Mientras caminábamos hacia la fila de la caja, se topó con una mujer que conocía de la secundaria, que no perdió tiempo en presumir del sueldo de seis cifras de su hijo y de sus dos nietos perfectos.
“Este es mi hijo, Mark”, dijo mi madre. “Es sobreviviente de cáncer”.
En ese momento, me di cuenta de que ella nunca intentó humillarme. Estaba orgullosa de mí. Ahora tenía que sacar la casta por ella, como ella lo había hecho por mí. “Sí, fue realmente horrible”, dije, siguiéndole el juego. “Grandes agujas, y mucha sangre”.
Era extraño burlarme de mis experiencias, y aún más extraño ver a mi madre emocionarse cuando lo hacía. Sin embargo, para ambos, el frágil niño confinado en una cama de hospital se había liberado por fin.
La abracé con fuerza, y sentí que las cicatrices de mi enfermedad empezaban a desaparecer mientras me preparaba para soltarme y abrirme.
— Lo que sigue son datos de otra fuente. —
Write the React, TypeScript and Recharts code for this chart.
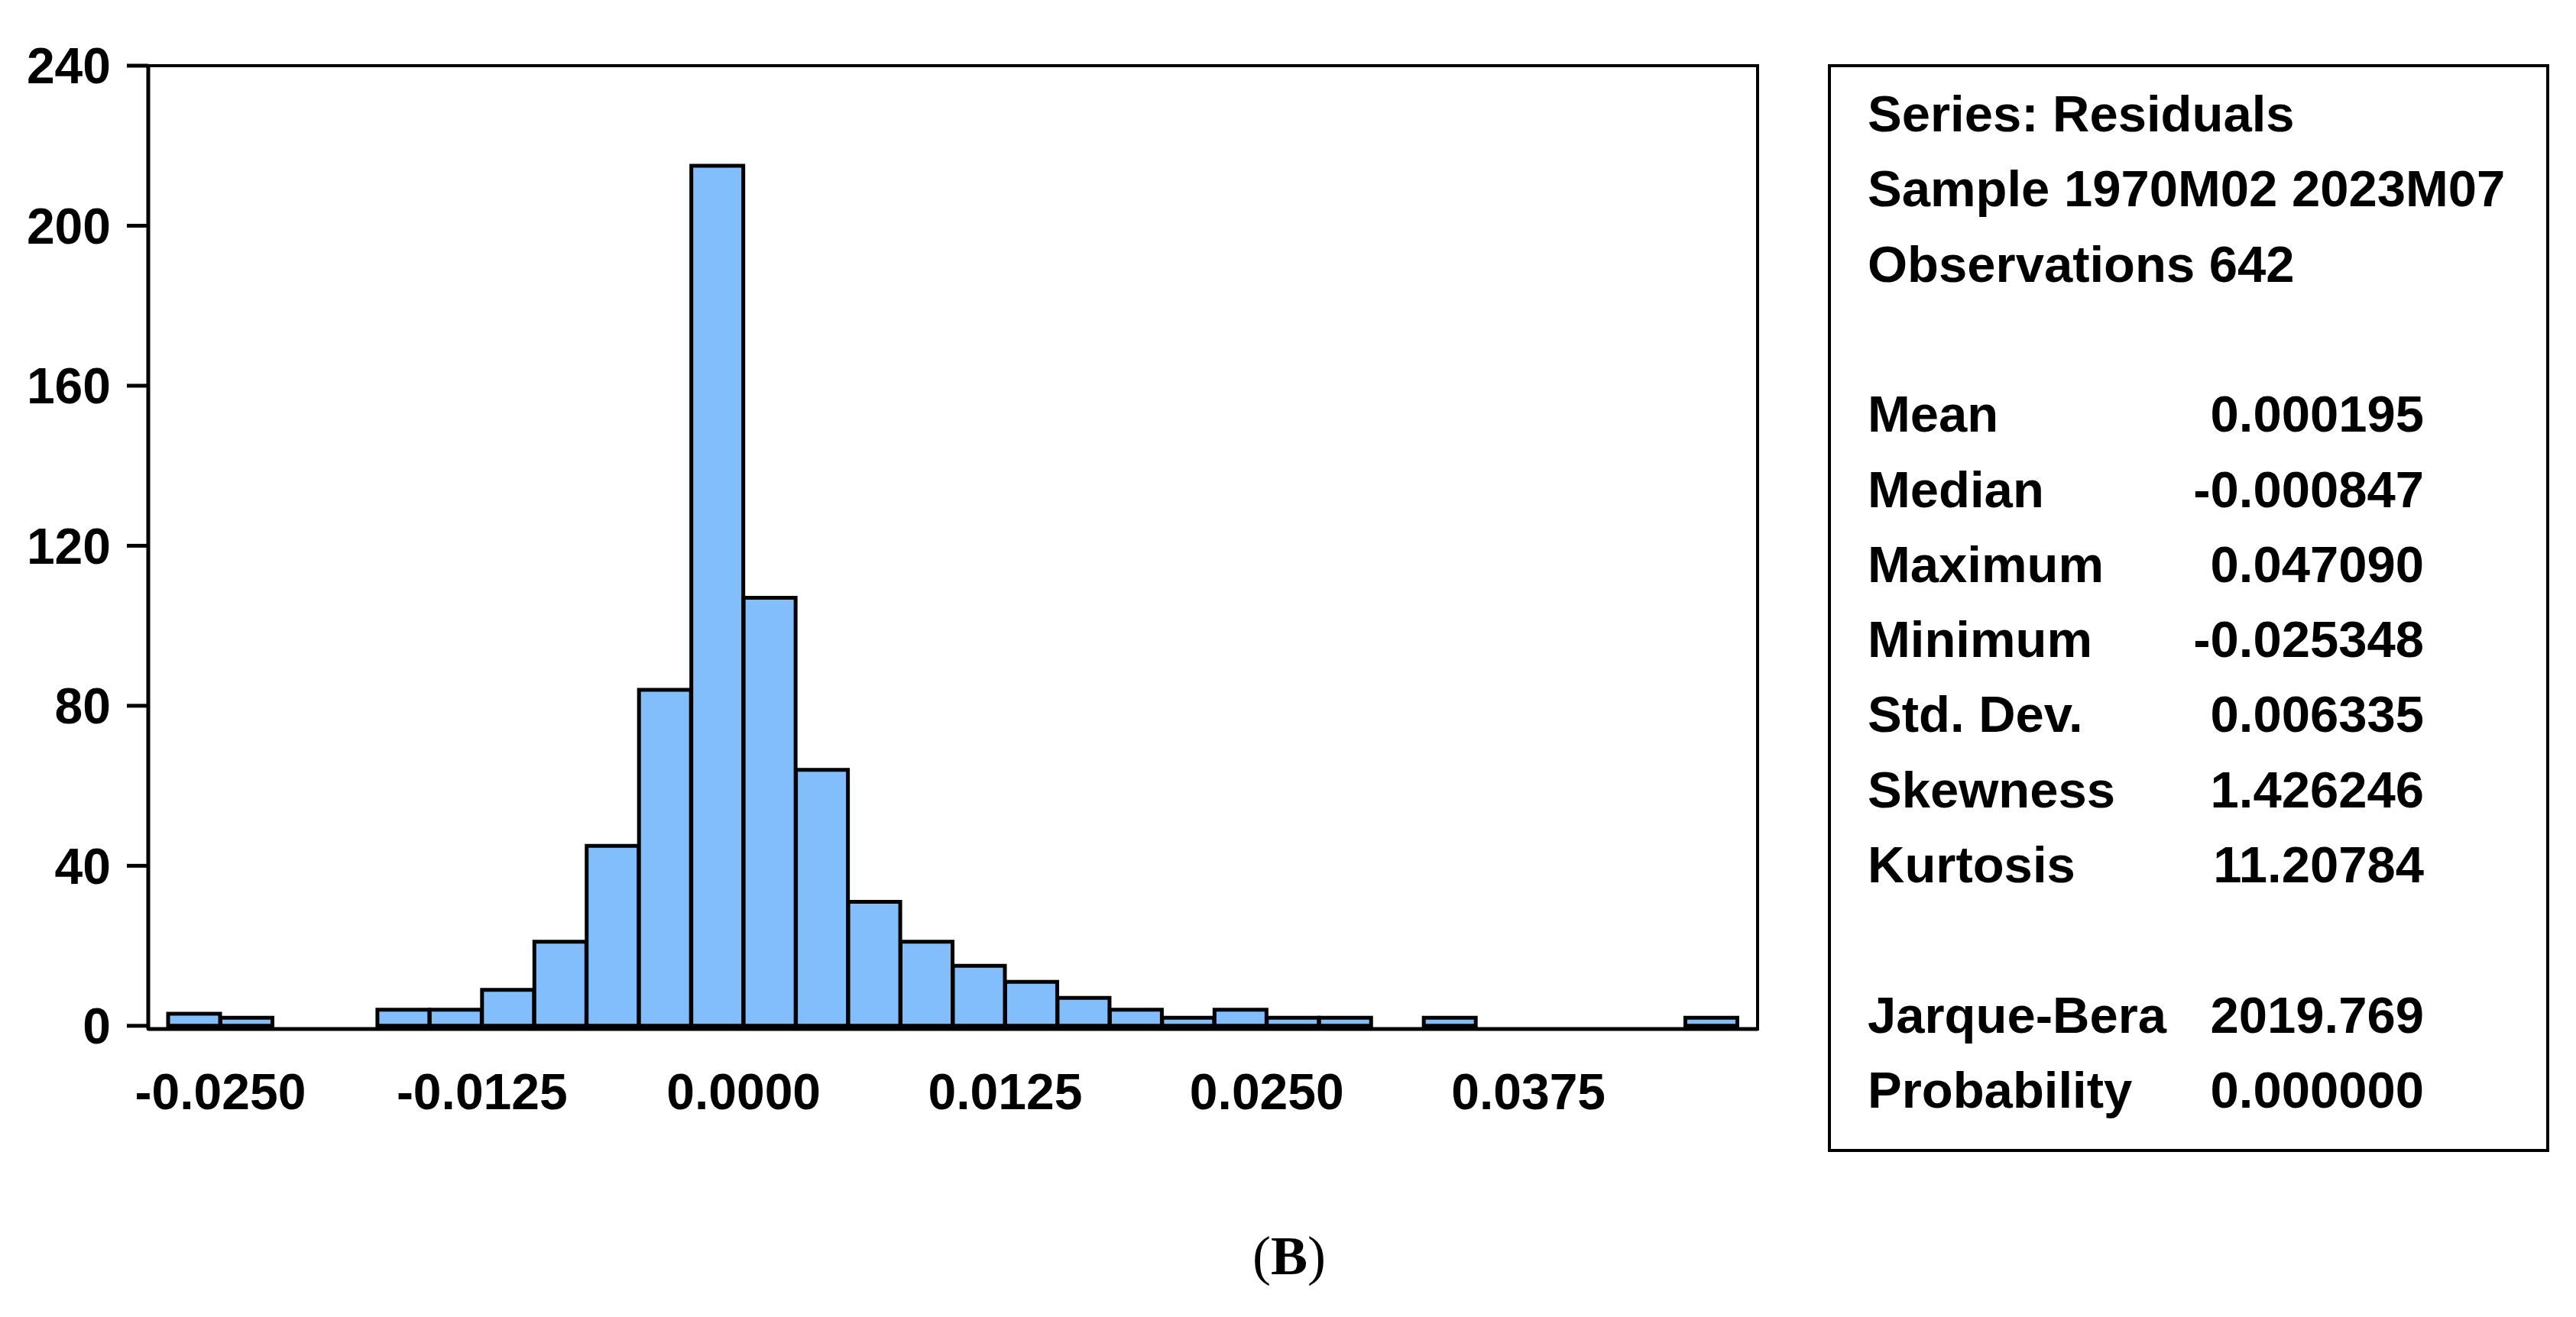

Quería abrazar nuestro futuro juntos y estar tan unidos como el escuadrón de combate al cáncer que alguna vez fuimos.
“Toma”, dijo ella, devolviéndome el dinero con una lágrima en los ojos. “Estamos a mano”.
Mark Jason Williams es un escritor que vive en Nueva York y está escribiendo una colección de ensayos.